** Data extract **
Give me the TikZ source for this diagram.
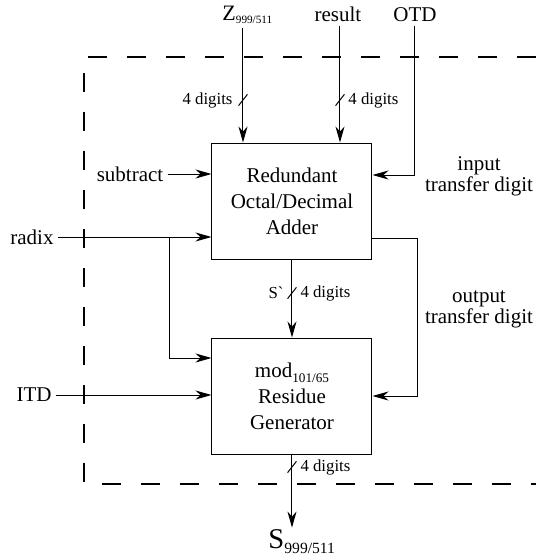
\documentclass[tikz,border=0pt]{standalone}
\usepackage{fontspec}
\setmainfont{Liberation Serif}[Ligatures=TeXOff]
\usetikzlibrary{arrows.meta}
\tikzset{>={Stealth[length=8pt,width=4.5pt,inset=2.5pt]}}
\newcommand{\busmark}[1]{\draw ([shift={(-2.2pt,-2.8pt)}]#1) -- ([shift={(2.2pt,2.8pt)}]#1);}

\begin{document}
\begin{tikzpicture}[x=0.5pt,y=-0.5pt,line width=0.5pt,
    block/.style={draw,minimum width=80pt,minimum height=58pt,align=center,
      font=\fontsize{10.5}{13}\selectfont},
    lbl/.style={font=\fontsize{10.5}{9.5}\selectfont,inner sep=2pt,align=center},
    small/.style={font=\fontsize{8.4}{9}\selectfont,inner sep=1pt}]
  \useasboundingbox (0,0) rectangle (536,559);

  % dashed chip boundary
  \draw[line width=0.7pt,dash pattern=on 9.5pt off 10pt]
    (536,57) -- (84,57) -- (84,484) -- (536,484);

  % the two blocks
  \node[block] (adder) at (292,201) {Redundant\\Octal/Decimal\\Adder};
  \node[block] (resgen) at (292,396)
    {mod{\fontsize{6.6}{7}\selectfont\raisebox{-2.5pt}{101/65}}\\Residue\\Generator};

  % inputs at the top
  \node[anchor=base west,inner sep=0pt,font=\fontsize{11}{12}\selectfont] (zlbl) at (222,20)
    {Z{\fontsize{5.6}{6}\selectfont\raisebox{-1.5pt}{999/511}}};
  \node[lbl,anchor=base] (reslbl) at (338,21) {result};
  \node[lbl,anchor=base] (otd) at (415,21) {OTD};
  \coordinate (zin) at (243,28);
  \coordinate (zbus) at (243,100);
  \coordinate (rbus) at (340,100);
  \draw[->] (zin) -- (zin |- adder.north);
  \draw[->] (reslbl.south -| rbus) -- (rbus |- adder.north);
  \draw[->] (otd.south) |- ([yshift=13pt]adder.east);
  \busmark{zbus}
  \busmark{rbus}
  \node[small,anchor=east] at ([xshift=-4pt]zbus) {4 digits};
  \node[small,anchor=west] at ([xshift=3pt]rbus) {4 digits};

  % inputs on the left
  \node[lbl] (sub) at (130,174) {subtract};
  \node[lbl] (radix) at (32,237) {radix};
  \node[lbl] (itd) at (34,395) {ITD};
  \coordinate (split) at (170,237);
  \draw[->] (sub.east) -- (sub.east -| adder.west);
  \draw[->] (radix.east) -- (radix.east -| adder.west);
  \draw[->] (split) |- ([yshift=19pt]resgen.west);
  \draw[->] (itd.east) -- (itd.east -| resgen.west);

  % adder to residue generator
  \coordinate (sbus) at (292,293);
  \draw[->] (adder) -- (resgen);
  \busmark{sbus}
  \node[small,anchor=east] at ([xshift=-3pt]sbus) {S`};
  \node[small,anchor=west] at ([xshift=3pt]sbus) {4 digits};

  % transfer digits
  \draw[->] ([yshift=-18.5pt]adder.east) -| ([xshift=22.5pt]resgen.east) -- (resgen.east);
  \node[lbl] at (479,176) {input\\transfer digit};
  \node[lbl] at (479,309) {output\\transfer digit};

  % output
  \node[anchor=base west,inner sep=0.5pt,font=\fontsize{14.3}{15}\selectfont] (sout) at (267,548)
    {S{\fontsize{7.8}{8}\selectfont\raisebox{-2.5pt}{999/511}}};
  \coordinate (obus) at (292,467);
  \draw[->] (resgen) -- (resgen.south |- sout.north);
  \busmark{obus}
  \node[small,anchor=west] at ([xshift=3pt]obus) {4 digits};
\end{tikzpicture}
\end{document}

** Task objective **
Give back exactly the lines from the first line of the data through the line with "(itd.east -| resgen.west);", pictures excluded.

** Solution to this problem **
Give me the TikZ source for this diagram.
\documentclass[tikz,border=0pt]{standalone}
\usepackage{fontspec}
\setmainfont{Liberation Serif}[Ligatures=TeXOff]
\usetikzlibrary{arrows.meta}
\tikzset{>={Stealth[length=8pt,width=4.5pt,inset=2.5pt]}}
\newcommand{\busmark}[1]{\draw ([shift={(-2.2pt,-2.8pt)}]#1) -- ([shift={(2.2pt,2.8pt)}]#1);}

\begin{document}
\begin{tikzpicture}[x=0.5pt,y=-0.5pt,line width=0.5pt,
    block/.style={draw,minimum width=80pt,minimum height=58pt,align=center,
      font=\fontsize{10.5}{13}\selectfont},
    lbl/.style={font=\fontsize{10.5}{9.5}\selectfont,inner sep=2pt,align=center},
    small/.style={font=\fontsize{8.4}{9}\selectfont,inner sep=1pt}]
  \useasboundingbox (0,0) rectangle (536,559);

  % dashed chip boundary
  \draw[line width=0.7pt,dash pattern=on 9.5pt off 10pt]
    (536,57) -- (84,57) -- (84,484) -- (536,484);

  % the two blocks
  \node[block] (adder) at (292,201) {Redundant\\Octal/Decimal\\Adder};
  \node[block] (resgen) at (292,396)
    {mod{\fontsize{6.6}{7}\selectfont\raisebox{-2.5pt}{101/65}}\\Residue\\Generator};

  % inputs at the top
  \node[anchor=base west,inner sep=0pt,font=\fontsize{11}{12}\selectfont] (zlbl) at (222,20)
    {Z{\fontsize{5.6}{6}\selectfont\raisebox{-1.5pt}{999/511}}};
  \node[lbl,anchor=base] (reslbl) at (338,21) {result};
  \node[lbl,anchor=base] (otd) at (415,21) {OTD};
  \coordinate (zin) at (243,28);
  \coordinate (zbus) at (243,100);
  \coordinate (rbus) at (340,100);
  \draw[->] (zin) -- (zin |- adder.north);
  \draw[->] (reslbl.south -| rbus) -- (rbus |- adder.north);
  \draw[->] (otd.south) |- ([yshift=13pt]adder.east);
  \busmark{zbus}
  \busmark{rbus}
  \node[small,anchor=east] at ([xshift=-4pt]zbus) {4 digits};
  \node[small,anchor=west] at ([xshift=3pt]rbus) {4 digits};

  % inputs on the left
  \node[lbl] (sub) at (130,174) {subtract};
  \node[lbl] (radix) at (32,237) {radix};
  \node[lbl] (itd) at (34,395) {ITD};
  \coordinate (split) at (170,237);
  \draw[->] (sub.east) -- (sub.east -| adder.west);
  \draw[->] (radix.east) -- (radix.east -| adder.west);
  \draw[->] (split) |- ([yshift=19pt]resgen.west);
  \draw[->] (itd.east) -- (itd.east -| resgen.west);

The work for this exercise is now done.